### Exercise instructions
Set the data down again, exactly as it reads, but without the pictures.

### Material

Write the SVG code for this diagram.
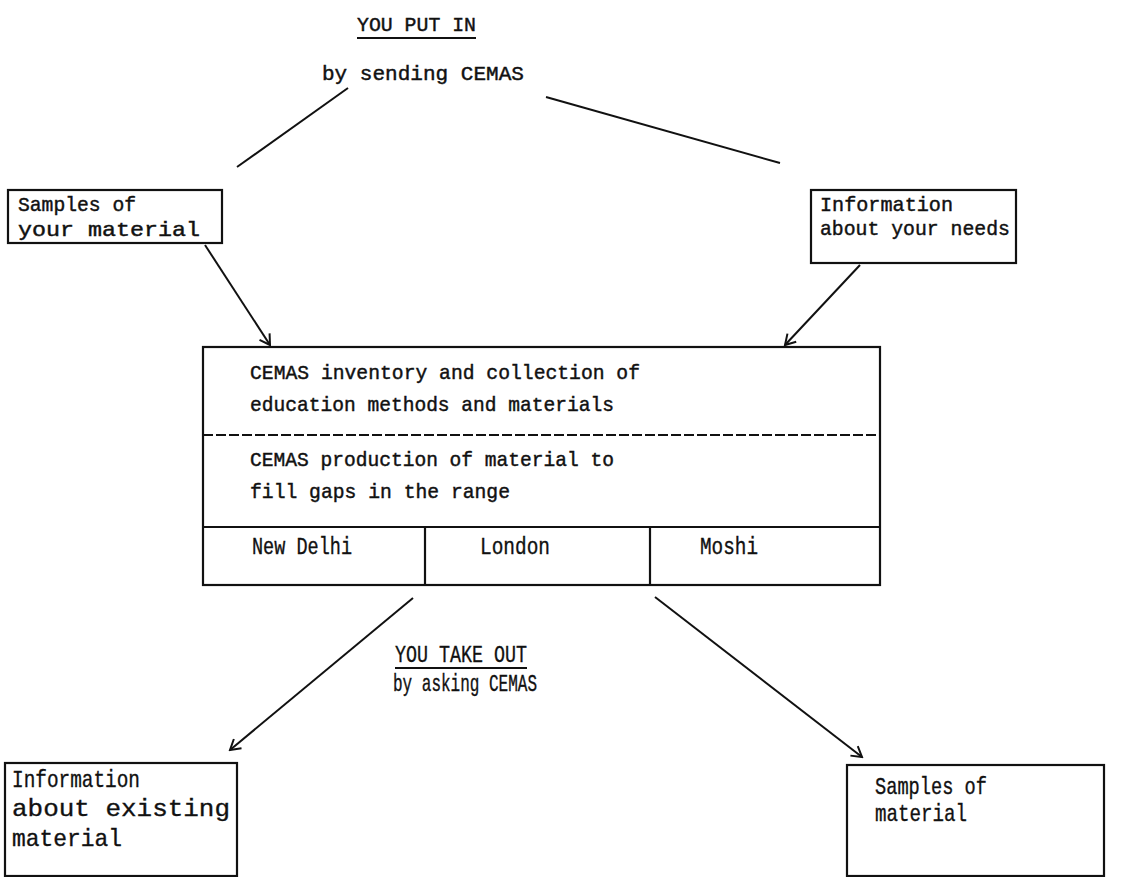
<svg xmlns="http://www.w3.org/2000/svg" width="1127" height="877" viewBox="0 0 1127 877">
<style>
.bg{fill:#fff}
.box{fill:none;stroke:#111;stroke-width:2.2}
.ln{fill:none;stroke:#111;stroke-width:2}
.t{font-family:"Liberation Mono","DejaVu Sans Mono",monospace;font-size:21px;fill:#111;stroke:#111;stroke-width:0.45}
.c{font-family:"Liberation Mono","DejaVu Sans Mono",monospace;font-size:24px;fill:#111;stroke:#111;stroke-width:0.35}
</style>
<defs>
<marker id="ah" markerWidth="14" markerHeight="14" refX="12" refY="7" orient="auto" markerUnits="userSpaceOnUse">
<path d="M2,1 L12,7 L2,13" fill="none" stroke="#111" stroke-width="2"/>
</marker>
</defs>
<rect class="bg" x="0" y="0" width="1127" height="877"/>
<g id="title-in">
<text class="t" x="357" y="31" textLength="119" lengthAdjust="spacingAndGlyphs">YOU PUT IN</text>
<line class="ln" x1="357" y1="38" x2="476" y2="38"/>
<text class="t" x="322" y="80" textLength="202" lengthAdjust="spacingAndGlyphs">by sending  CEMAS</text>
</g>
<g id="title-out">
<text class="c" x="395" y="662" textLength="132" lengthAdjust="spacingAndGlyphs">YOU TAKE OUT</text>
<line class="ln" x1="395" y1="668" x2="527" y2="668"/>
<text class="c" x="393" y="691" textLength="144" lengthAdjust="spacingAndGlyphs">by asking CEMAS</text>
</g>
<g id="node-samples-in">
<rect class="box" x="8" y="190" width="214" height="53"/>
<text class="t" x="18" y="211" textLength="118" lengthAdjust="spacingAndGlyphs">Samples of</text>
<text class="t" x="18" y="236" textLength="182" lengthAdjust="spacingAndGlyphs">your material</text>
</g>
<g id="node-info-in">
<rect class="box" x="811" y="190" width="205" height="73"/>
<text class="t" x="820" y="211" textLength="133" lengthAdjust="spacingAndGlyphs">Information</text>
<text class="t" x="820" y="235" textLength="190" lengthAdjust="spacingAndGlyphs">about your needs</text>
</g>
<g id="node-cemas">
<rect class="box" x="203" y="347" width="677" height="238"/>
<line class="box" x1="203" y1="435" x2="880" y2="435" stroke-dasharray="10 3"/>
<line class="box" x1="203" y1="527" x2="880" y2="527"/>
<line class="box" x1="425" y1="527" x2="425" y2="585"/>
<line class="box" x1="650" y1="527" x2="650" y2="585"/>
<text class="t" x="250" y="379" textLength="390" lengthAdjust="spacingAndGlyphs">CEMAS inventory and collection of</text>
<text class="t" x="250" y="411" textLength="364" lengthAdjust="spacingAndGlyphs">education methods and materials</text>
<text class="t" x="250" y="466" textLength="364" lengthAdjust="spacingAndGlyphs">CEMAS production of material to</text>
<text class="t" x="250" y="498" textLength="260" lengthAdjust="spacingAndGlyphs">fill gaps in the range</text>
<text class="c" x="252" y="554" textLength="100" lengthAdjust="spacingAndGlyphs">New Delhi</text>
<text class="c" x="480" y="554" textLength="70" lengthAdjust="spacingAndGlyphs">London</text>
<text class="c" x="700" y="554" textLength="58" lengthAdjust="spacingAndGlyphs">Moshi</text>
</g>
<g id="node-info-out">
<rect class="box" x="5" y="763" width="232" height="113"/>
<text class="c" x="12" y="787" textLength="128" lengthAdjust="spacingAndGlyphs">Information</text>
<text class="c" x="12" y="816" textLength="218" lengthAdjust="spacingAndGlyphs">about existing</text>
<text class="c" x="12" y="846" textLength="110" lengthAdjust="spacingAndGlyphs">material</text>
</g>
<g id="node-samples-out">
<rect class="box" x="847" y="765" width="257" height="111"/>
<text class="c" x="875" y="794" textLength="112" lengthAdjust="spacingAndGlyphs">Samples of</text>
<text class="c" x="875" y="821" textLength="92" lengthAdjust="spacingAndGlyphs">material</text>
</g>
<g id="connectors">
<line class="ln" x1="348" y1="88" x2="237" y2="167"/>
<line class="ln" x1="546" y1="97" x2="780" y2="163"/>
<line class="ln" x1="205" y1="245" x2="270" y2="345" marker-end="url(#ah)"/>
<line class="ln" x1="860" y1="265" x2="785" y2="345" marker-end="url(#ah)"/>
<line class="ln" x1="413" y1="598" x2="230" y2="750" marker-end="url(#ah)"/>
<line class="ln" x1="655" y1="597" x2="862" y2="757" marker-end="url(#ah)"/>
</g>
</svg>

### Solution to the exercise
Write the SVG code for this diagram.
<svg xmlns="http://www.w3.org/2000/svg" width="1127" height="877" viewBox="0 0 1127 877">
<style>
.bg{fill:#fff}
.box{fill:none;stroke:#111;stroke-width:2.2}
.ln{fill:none;stroke:#111;stroke-width:2}
.t{font-family:"Liberation Mono","DejaVu Sans Mono",monospace;font-size:21px;fill:#111;stroke:#111;stroke-width:0.45}
.c{font-family:"Liberation Mono","DejaVu Sans Mono",monospace;font-size:24px;fill:#111;stroke:#111;stroke-width:0.35}
</style>
<defs>
<marker id="ah" markerWidth="14" markerHeight="14" refX="12" refY="7" orient="auto" markerUnits="userSpaceOnUse">
<path d="M2,1 L12,7 L2,13" fill="none" stroke="#111" stroke-width="2"/>
</marker>
</defs>
<rect class="bg" x="0" y="0" width="1127" height="877"/>
<g id="title-in">
<text class="t" x="357" y="31" textLength="119" lengthAdjust="spacingAndGlyphs">YOU PUT IN</text>
<line class="ln" x1="357" y1="38" x2="476" y2="38"/>
<text class="t" x="322" y="80" textLength="202" lengthAdjust="spacingAndGlyphs">by sending  CEMAS</text>
</g>
<g id="title-out">
<text class="c" x="395" y="662" textLength="132" lengthAdjust="spacingAndGlyphs">YOU TAKE OUT</text>
<line class="ln" x1="395" y1="668" x2="527" y2="668"/>
<text class="c" x="393" y="691" textLength="144" lengthAdjust="spacingAndGlyphs">by asking CEMAS</text>
</g>
<g id="node-samples-in">
<rect class="box" x="8" y="190" width="214" height="53"/>
<text class="t" x="18" y="211" textLength="118" lengthAdjust="spacingAndGlyphs">Samples of</text>
<text class="t" x="18" y="236" textLength="182" lengthAdjust="spacingAndGlyphs">your material</text>
</g>
<g id="node-info-in">
<rect class="box" x="811" y="190" width="205" height="73"/>
<text class="t" x="820" y="211" textLength="133" lengthAdjust="spacingAndGlyphs">Information</text>
<text class="t" x="820" y="235" textLength="190" lengthAdjust="spacingAndGlyphs">about your needs</text>
</g>
<g id="node-cemas">
<rect class="box" x="203" y="347" width="677" height="238"/>
<line class="box" x1="203" y1="435" x2="880" y2="435" stroke-dasharray="10 3"/>
<line class="box" x1="203" y1="527" x2="880" y2="527"/>
<line class="box" x1="425" y1="527" x2="425" y2="585"/>
<line class="box" x1="650" y1="527" x2="650" y2="585"/>
<text class="t" x="250" y="379" textLength="390" lengthAdjust="spacingAndGlyphs">CEMAS inventory and collection of</text>
<text class="t" x="250" y="411" textLength="364" lengthAdjust="spacingAndGlyphs">education methods and materials</text>
<text class="t" x="250" y="466" textLength="364" lengthAdjust="spacingAndGlyphs">CEMAS production of material to</text>
<text class="t" x="250" y="498" textLength="260" lengthAdjust="spacingAndGlyphs">fill gaps in the range</text>
<text class="c" x="252" y="554" textLength="100" lengthAdjust="spacingAndGlyphs">New Delhi</text>
<text class="c" x="480" y="554" textLength="70" lengthAdjust="spacingAndGlyphs">London</text>
<text class="c" x="700" y="554" textLength="58" lengthAdjust="spacingAndGlyphs">Moshi</text>
</g>
<g id="node-info-out">
<rect class="box" x="5" y="763" width="232" height="113"/>
<text class="c" x="12" y="787" textLength="128" lengthAdjust="spacingAndGlyphs">Information</text>
<text class="c" x="12" y="816" textLength="218" lengthAdjust="spacingAndGlyphs">about existing</text>
<text class="c" x="12" y="846" textLength="110" lengthAdjust="spacingAndGlyphs">material</text>
</g>
<g id="node-samples-out">
<rect class="box" x="847" y="765" width="257" height="111"/>
<text class="c" x="875" y="794" textLength="112" lengthAdjust="spacingAndGlyphs">Samples of</text>
<text class="c" x="875" y="821" textLength="92" lengthAdjust="spacingAndGlyphs">material</text>
</g>
<g id="connectors">
<line class="ln" x1="348" y1="88" x2="237" y2="167"/>
<line class="ln" x1="546" y1="97" x2="780" y2="163"/>
<line class="ln" x1="205" y1="245" x2="270" y2="345" marker-end="url(#ah)"/>
<line class="ln" x1="860" y1="265" x2="785" y2="345" marker-end="url(#ah)"/>
<line class="ln" x1="413" y1="598" x2="230" y2="750" marker-end="url(#ah)"/>
<line class="ln" x1="655" y1="597" x2="862" y2="757" marker-end="url(#ah)"/>
</g>
</svg>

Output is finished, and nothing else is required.